- Aim
Restate the full listing word for word and leave the pictures out.

- Stored data
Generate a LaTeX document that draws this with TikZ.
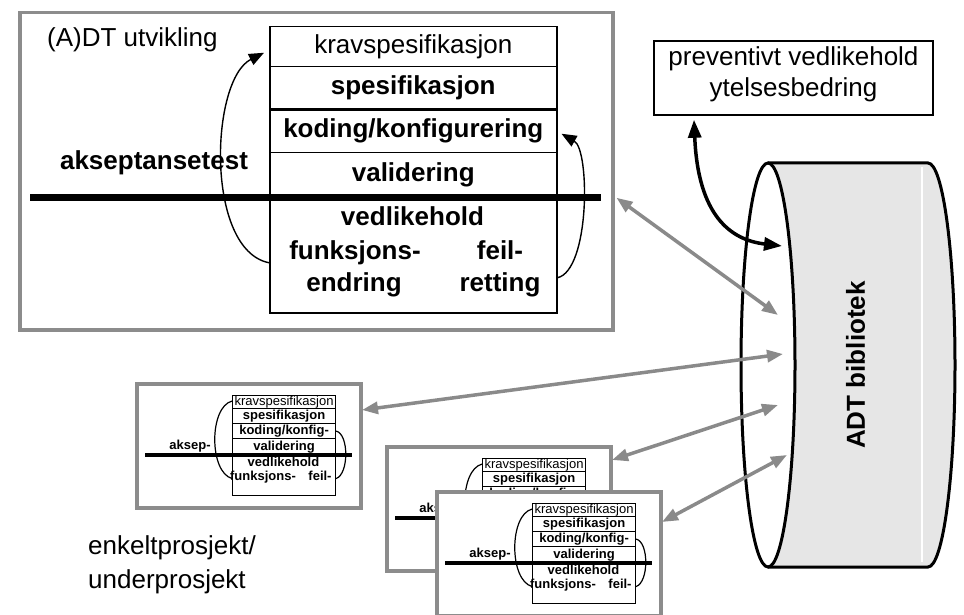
\documentclass[tikz,border=0pt]{standalone}
\usepackage{fontspec}
\setmainfont{Liberation Sans}
\usetikzlibrary{arrows.meta}

\definecolor{framegray}{RGB}{140,140,140}
\definecolor{linkgray}{RGB}{138,138,138}
\definecolor{barrelfill}{RGB}{230,230,230}

\tikzset{
  labelreg/.style={font=\fontsize{26}{31}\selectfont, inner sep=0pt, text height=19pt, text depth=5.5pt},
  labelbold/.style={font=\fontsize{26}{31}\selectfont\bfseries, inner sep=0pt, text height=19pt, text depth=5.5pt},
  smallreg/.style={font=\fontsize{13}{15}\selectfont, inner sep=0pt, text height=9.5pt, text depth=2.75pt},
  smallbold/.style={font=\fontsize{13}{15}\selectfont\bfseries, inner sep=0pt, text height=9.5pt, text depth=2.75pt},
  bigframe/.style={draw=framegray, line width=3.5pt, inner sep=0pt, anchor=north west},
  cardframe/.style={draw=framegray, fill=white, line width=3.5pt, inner sep=0pt, anchor=north west,
                    minimum width=224pt, minimum height=124pt},
  stackrow/.style={draw, line width=1.5pt, inner sep=0pt, anchor=north west, minimum width=287pt},
  cardrow/.style={draw, line width=1.1pt, inner sep=0pt, anchor=north west, minimum width=103pt},
  looparrow/.style={line width=1.4pt, -{Triangle[length=15pt,width=12pt]}},
  cardloop/.style={line width=1.2pt},
  linkarrow/.style={draw=linkgray, line width=3.5pt,
                    {Triangle[length=16pt,width=12pt]}-{Triangle[length=16pt,width=12pt]}},
  blackarrow/.style={line width=3.5pt,
                    {Triangle[length=18pt,width=13pt]}-{Triangle[length=18pt,width=13pt]}},
  barrel/.style={line width=3pt},
}

% one small project card: #1,#2 = top-left corner, #3 = name prefix, #4 = height of its port
\newcommand{\projcard}[4]{%
\begin{scope}[shift={(#1,#2)}]
  \node[cardframe] (#3) at (0,0) {};
  \node[cardrow, minimum height=13pt, smallreg] (#3-k) at (97,13) {kravspesifikasjon};
  \node[cardrow, minimum height=15pt, smallbold] (#3-s) at (97,26) {spesifikasjon};
  \node[cardrow, minimum height=15pt, smallbold] (#3-c) at (97,41) {koding/konfig-};
  \node[cardrow, minimum height=17pt, smallbold] (#3-v) at (97,56) {validering};
  \node[cardrow, minimum height=40pt] (#3-low) at (97,73) {};
  \draw[line width=3.5pt] (10,73) -- (217,73);
  \node[smallbold] (#3-ved) at (148.5,81) {vedlikehold};
  \node[smallbold] (#3-fu) at (128,95) {funksjons-};
  \node[smallbold] (#3-fe) at (185,95) {feil-};
  \node[smallbold] (#3-ak) at (55,64) {aksep-};
  \draw[cardloop] ([yshift=1pt]#3-k.west) .. controls (74,25) and (74,90) .. ([yshift=-3pt]#3-low.west);
  \draw[cardloop] (#3-c.east) .. controls (214,52) and (214,92) .. ([yshift=-3pt]#3-low.east);
  \coordinate (#3-port) at (227,#4);
\end{scope}}

\begin{document}
\begin{tikzpicture}[x=1pt,y=-1pt]
\useasboundingbox (0,0) rectangle (964,615);

% ---------- development frame ----------
\node[bigframe, minimum width=593pt, minimum height=317pt] (main) at (18,11) {};
\node[labelreg, anchor=west] (title) at (47,40) {(A)DT utvikling};

\node[stackrow, minimum height=40pt, labelreg] (krav) at (269,26) {kravspesifikasjon};
\node[stackrow, minimum height=42pt, labelbold] (spes) at (269,66) {spesifikasjon};
\node[stackrow, minimum height=44pt, labelbold] (kod) at (269,108) {koding/konfigurering};
\node[stackrow, minimum height=45pt, labelbold] (val) at (269,152) {validering};
\node[stackrow, minimum height=115pt] (low) at (269,197) {};
\draw[line width=2.5pt] (spes.south west) -- (spes.south east);

\node[labelbold] (ved) at (412.5,219) {vedlikehold};
\node[labelbold] (funk) at (355,253) {funksjons-};
\node[labelbold] (feil) at (500,253) {feil-};
\node[labelbold] (endr) at (354,285) {endring};
\node[labelbold] (rett) at (500,285) {retting};
\node[labelbold] (aks) at (154,163) {akseptansetest};

\draw[line width=7pt] (30,197) -- (601,197);

\draw[looparrow] ([yshift=-7.5pt]low.west) .. controls (205,250) and (210,80) .. ([xshift=-5pt,yshift=-6pt]krav.west);
\draw[looparrow] ([yshift=-22.5pt]low.east) .. controls (590,270) and (590,150) .. ([xshift=4pt,yshift=-3pt]kod.east);

% ---------- preventive maintenance box ----------
\node[draw, line width=1.5pt, inner sep=0pt, minimum width=279pt, minimum height=74pt] (prev) at (793.5,78) {};
\node[labelreg] (prev1) at (793.5,59) {preventivt vedlikehold};
\node[labelreg] (prev2) at (793.5,90) {ytelsesbedring};

% ---------- library barrel ----------
\fill[barrelfill] (768,163) -- (928,163) arc[start angle=-90,end angle=90,x radius=27,y radius=202]
   -- (768,567) arc[start angle=90,end angle=-90,x radius=27,y radius=202] -- cycle;
\draw[white, line width=1.5pt] (922,167) -- (922,562);
\draw[barrel] (768,365) ellipse [x radius=27, y radius=202];
\draw[barrel] (768,163) -- (928,163) arc[start angle=-90,end angle=90,x radius=27,y radius=202] -- (768,567);
\node[labelbold, rotate=90] (lib) at (858,365) {ADT bibliotek};

\coordinate (c0) at (782,246);
\coordinate (c1) at (778,315);
\coordinate (c2) at (783,354);
\coordinate (c3) at (778,405);
\coordinate (c4) at (787,455);

% ---------- project cards ----------
\projcard{135}{382}{p1}{28}
\projcard{385}{445}{p2}{15}
\projcard{435}{490}{p3}{32}

\node[labelreg, anchor=west] (enk1) at (88,548) {enkeltprosjekt/};
\node[labelreg, anchor=west] (enk2) at (88,582) {underprosjekt};

% ---------- connections ----------
\draw[blackarrow] ([xshift=-99.5pt,yshift=-4pt]prev.south) .. controls (698,215) and (730,240) .. (c0);
\draw[linkarrow] ([xshift=2pt,yshift=-26.5pt]main.east) -- (c1);
\draw[linkarrow] (p1-port) -- (c2);
\draw[linkarrow] (p2-port) -- (c3);
\draw[linkarrow] (p3-port) -- (c4);

\end{tikzpicture}
\end{document}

- Output below
Generate a LaTeX document that draws this with TikZ.
\documentclass[tikz,border=0pt]{standalone}
\usepackage{fontspec}
\setmainfont{Liberation Sans}
\usetikzlibrary{arrows.meta}

\definecolor{framegray}{RGB}{140,140,140}
\definecolor{linkgray}{RGB}{138,138,138}
\definecolor{barrelfill}{RGB}{230,230,230}

\tikzset{
  labelreg/.style={font=\fontsize{26}{31}\selectfont, inner sep=0pt, text height=19pt, text depth=5.5pt},
  labelbold/.style={font=\fontsize{26}{31}\selectfont\bfseries, inner sep=0pt, text height=19pt, text depth=5.5pt},
  smallreg/.style={font=\fontsize{13}{15}\selectfont, inner sep=0pt, text height=9.5pt, text depth=2.75pt},
  smallbold/.style={font=\fontsize{13}{15}\selectfont\bfseries, inner sep=0pt, text height=9.5pt, text depth=2.75pt},
  bigframe/.style={draw=framegray, line width=3.5pt, inner sep=0pt, anchor=north west},
  cardframe/.style={draw=framegray, fill=white, line width=3.5pt, inner sep=0pt, anchor=north west,
                    minimum width=224pt, minimum height=124pt},
  stackrow/.style={draw, line width=1.5pt, inner sep=0pt, anchor=north west, minimum width=287pt},
  cardrow/.style={draw, line width=1.1pt, inner sep=0pt, anchor=north west, minimum width=103pt},
  looparrow/.style={line width=1.4pt, -{Triangle[length=15pt,width=12pt]}},
  cardloop/.style={line width=1.2pt},
  linkarrow/.style={draw=linkgray, line width=3.5pt,
                    {Triangle[length=16pt,width=12pt]}-{Triangle[length=16pt,width=12pt]}},
  blackarrow/.style={line width=3.5pt,
                    {Triangle[length=18pt,width=13pt]}-{Triangle[length=18pt,width=13pt]}},
  barrel/.style={line width=3pt},
}

% one small project card: #1,#2 = top-left corner, #3 = name prefix, #4 = height of its port
\newcommand{\projcard}[4]{%
\begin{scope}[shift={(#1,#2)}]
  \node[cardframe] (#3) at (0,0) {};
  \node[cardrow, minimum height=13pt, smallreg] (#3-k) at (97,13) {kravspesifikasjon};
  \node[cardrow, minimum height=15pt, smallbold] (#3-s) at (97,26) {spesifikasjon};
  \node[cardrow, minimum height=15pt, smallbold] (#3-c) at (97,41) {koding/konfig-};
  \node[cardrow, minimum height=17pt, smallbold] (#3-v) at (97,56) {validering};
  \node[cardrow, minimum height=40pt] (#3-low) at (97,73) {};
  \draw[line width=3.5pt] (10,73) -- (217,73);
  \node[smallbold] (#3-ved) at (148.5,81) {vedlikehold};
  \node[smallbold] (#3-fu) at (128,95) {funksjons-};
  \node[smallbold] (#3-fe) at (185,95) {feil-};
  \node[smallbold] (#3-ak) at (55,64) {aksep-};
  \draw[cardloop] ([yshift=1pt]#3-k.west) .. controls (74,25) and (74,90) .. ([yshift=-3pt]#3-low.west);
  \draw[cardloop] (#3-c.east) .. controls (214,52) and (214,92) .. ([yshift=-3pt]#3-low.east);
  \coordinate (#3-port) at (227,#4);
\end{scope}}

\begin{document}
\begin{tikzpicture}[x=1pt,y=-1pt]
\useasboundingbox (0,0) rectangle (964,615);

% ---------- development frame ----------
\node[bigframe, minimum width=593pt, minimum height=317pt] (main) at (18,11) {};
\node[labelreg, anchor=west] (title) at (47,40) {(A)DT utvikling};

\node[stackrow, minimum height=40pt, labelreg] (krav) at (269,26) {kravspesifikasjon};
\node[stackrow, minimum height=42pt, labelbold] (spes) at (269,66) {spesifikasjon};
\node[stackrow, minimum height=44pt, labelbold] (kod) at (269,108) {koding/konfigurering};
\node[stackrow, minimum height=45pt, labelbold] (val) at (269,152) {validering};
\node[stackrow, minimum height=115pt] (low) at (269,197) {};
\draw[line width=2.5pt] (spes.south west) -- (spes.south east);

\node[labelbold] (ved) at (412.5,219) {vedlikehold};
\node[labelbold] (funk) at (355,253) {funksjons-};
\node[labelbold] (feil) at (500,253) {feil-};
\node[labelbold] (endr) at (354,285) {endring};
\node[labelbold] (rett) at (500,285) {retting};
\node[labelbold] (aks) at (154,163) {akseptansetest};

\draw[line width=7pt] (30,197) -- (601,197);

\draw[looparrow] ([yshift=-7.5pt]low.west) .. controls (205,250) and (210,80) .. ([xshift=-5pt,yshift=-6pt]krav.west);
\draw[looparrow] ([yshift=-22.5pt]low.east) .. controls (590,270) and (590,150) .. ([xshift=4pt,yshift=-3pt]kod.east);

% ---------- preventive maintenance box ----------
\node[draw, line width=1.5pt, inner sep=0pt, minimum width=279pt, minimum height=74pt] (prev) at (793.5,78) {};
\node[labelreg] (prev1) at (793.5,59) {preventivt vedlikehold};
\node[labelreg] (prev2) at (793.5,90) {ytelsesbedring};

% ---------- library barrel ----------
\fill[barrelfill] (768,163) -- (928,163) arc[start angle=-90,end angle=90,x radius=27,y radius=202]
   -- (768,567) arc[start angle=90,end angle=-90,x radius=27,y radius=202] -- cycle;
\draw[white, line width=1.5pt] (922,167) -- (922,562);
\draw[barrel] (768,365) ellipse [x radius=27, y radius=202];
\draw[barrel] (768,163) -- (928,163) arc[start angle=-90,end angle=90,x radius=27,y radius=202] -- (768,567);
\node[labelbold, rotate=90] (lib) at (858,365) {ADT bibliotek};

\coordinate (c0) at (782,246);
\coordinate (c1) at (778,315);
\coordinate (c2) at (783,354);
\coordinate (c3) at (778,405);
\coordinate (c4) at (787,455);

% ---------- project cards ----------
\projcard{135}{382}{p1}{28}
\projcard{385}{445}{p2}{15}
\projcard{435}{490}{p3}{32}

\node[labelreg, anchor=west] (enk1) at (88,548) {enkeltprosjekt/};
\node[labelreg, anchor=west] (enk2) at (88,582) {underprosjekt};

% ---------- connections ----------
\draw[blackarrow] ([xshift=-99.5pt,yshift=-4pt]prev.south) .. controls (698,215) and (730,240) .. (c0);
\draw[linkarrow] ([xshift=2pt,yshift=-26.5pt]main.east) -- (c1);
\draw[linkarrow] (p1-port) -- (c2);
\draw[linkarrow] (p2-port) -- (c3);
\draw[linkarrow] (p3-port) -- (c4);

\end{tikzpicture}
\end{document}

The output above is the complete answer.